Neuss Pathologin mit gutem Bild-Gedächtnis

Neuss · Gut- oder bösartig? Nora Hinsch und ihr Team untersuchen Gewebeproben.

 Dr. Nora Hinsch (39) begutachtet unter dem Mikroskop die Gewebeproben von Patienten. Manchmal muss es ganz schnell gehen.

Dr. Nora Hinsch (39) begutachtet unter dem Mikroskop die Gewebeproben von Patienten. Manchmal muss es ganz schnell gehen.

Foto: Lothar Berns

Was macht ein Pathologe? Szenen aus dem "Tatort" drängen sich auf: Folgenreiche kriminalistische Erkenntnisse werden neben der Leiche mit dem Kommissar erörtert. Wie arbeitet die Pathologin am Lukaskrankenhaus? "Anders", sagt Nora Hinsch (39) und lacht. Das Bild des Arztes, der ständig nach Hinweisen auf unnatürliche Todesursachen sucht, stimmt nicht. Nach Hinweisen sucht sie allerdings auch. Die Pathologin, die mit einem Kollegen das Institut leitet, prüft Gewebeproben - fast immer von Lebenden -, um den klinischen Kollegen die Arbeit zu erleichtern oder überhaupt erst zu ermöglichen: Ist das entnommene Gewebe gut- oder bösartig? Um welchen Tumor handelt es sich? Wie groß ist er? Sind Lymphknoten befallen?

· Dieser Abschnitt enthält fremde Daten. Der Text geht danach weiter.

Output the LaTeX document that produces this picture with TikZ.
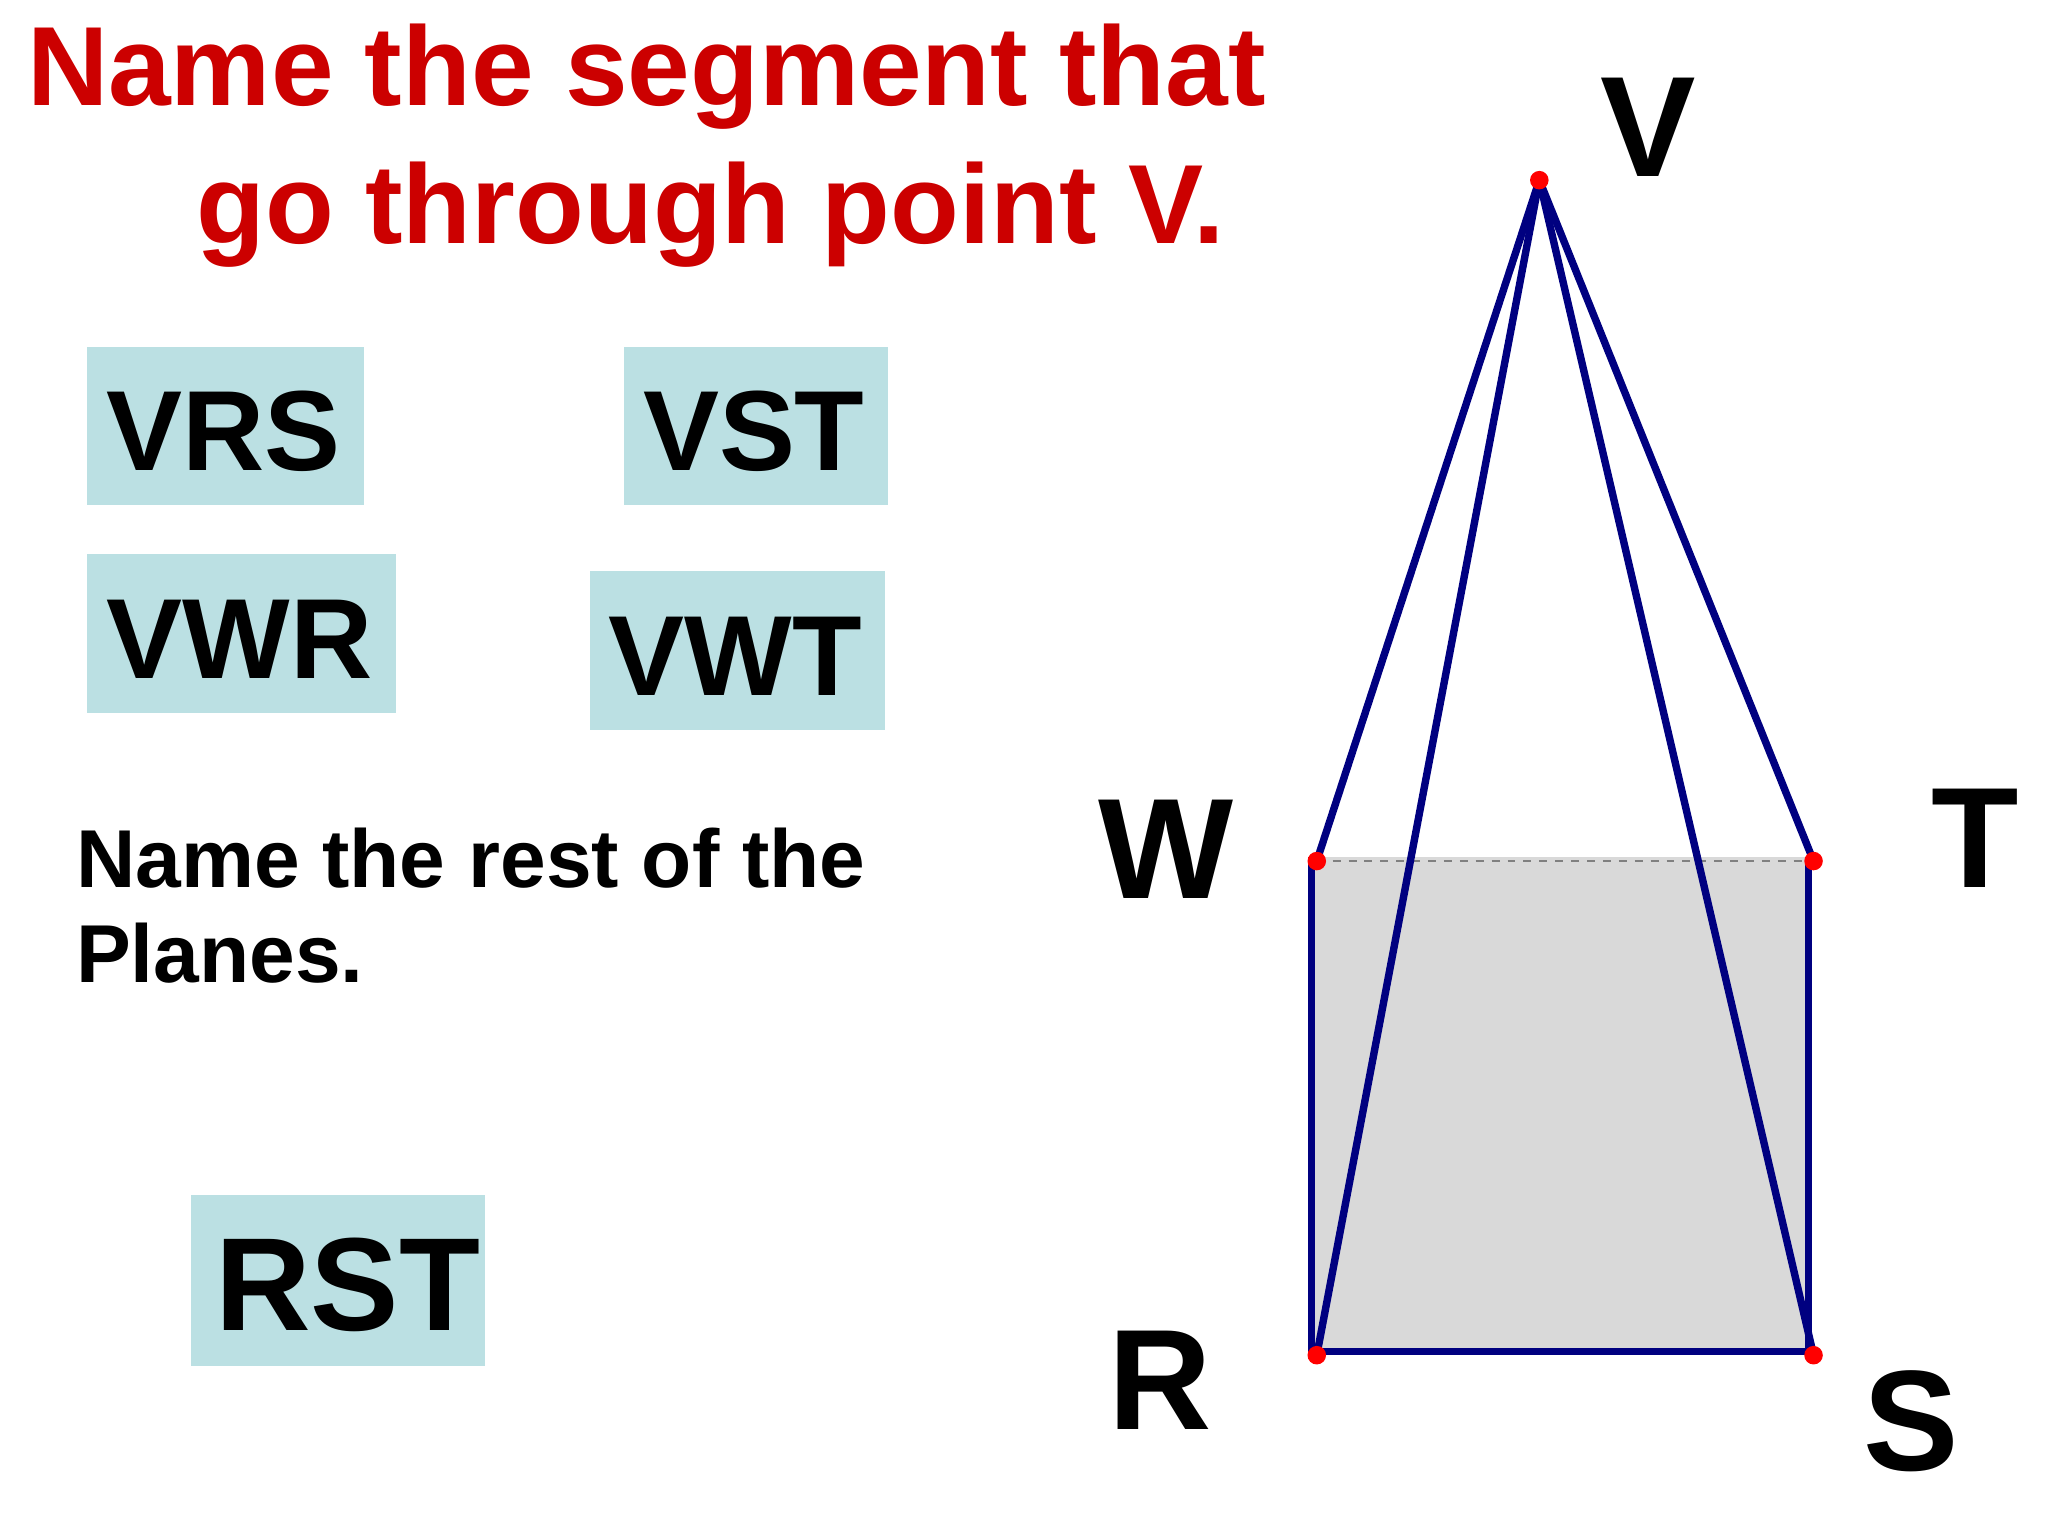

Da muss es manchmal schnell gehen. Das Pathologie-Team unterscheidet zwischen Gewebeproben (Biopsien) und großen Operationspräparaten. Schickt ein Arzt eine Biopsie am Nachmittag zur Pathologie, erhält er bei eiligen Fällen am nächsten Morgen um kurz nach 9 Uhr das Ergebnis. Bis dahin sind zahllose Arbeitsschritte vom Einpacken der Proben in Kunststoffkapseln über die Einbettung in Paraffin und das Erstellen hauchdünner Gewebeschnitte bis zur Begutachtung unter dem Mikroskop erforderlich.

Und es geht noch schneller. Wenn etwa bei einer Operation unklar ist, ob ein Gewebe gut- oder bösartig ist, untersucht Hinsch die Probe, "noch während der Patient schläft", sagt sie. Dann werden Gefrierschnitte angefärbt und die Diagnose spätestens 15 Minuten nach Eingang des Gewebes in der Pathologie übermittelt.

Nachmittags kümmert sich die Pathologin um die komplizierteren Angelegenheiten wie den Zuschnitt von Operationspräparaten oder "in situ Hybridisierung" zum direkten DNA-Nachweis. Immer mal wieder greift sie zu einem Buch. Fast nur Mikroskopaufnahmen, die Vergleiche zur gerade untersuchten Probe ermöglichen, "das hat ein bisschen was von Memory".

Ihr optisches Gedächtnis lässt sie selten im Stich. So half es ihr auch bei einem Fall, den sie jetzt im "British Medical Journal - case reports" veröffentlicht hat, einer der renommiertesten Wissenschaftszeitschriften. In Mazar-i-Sharif in Afghanistan lud ein Kollege Fotos von einem ihm unbekannten Tumor hoch, der einem Jungen aus der Bauchhöhle entfernt worden war. Hinsch erinnerte sich an ein ähnliches Bild vom Tumor einer Frau und belegte: auch der des Jungen war gutartig.

Es sei gut, mal über den Tellerrand zu gucken, betont Nora Hinsch, die mit einem Anästhesisten verheiratet ist und zwei Kinder (13 und 15) hat. Deren Berufswunsch? Das sei noch offen, sagt Nora Hinsch. "Aber eins steht für beide fest: Der Arztberuf wird es nicht."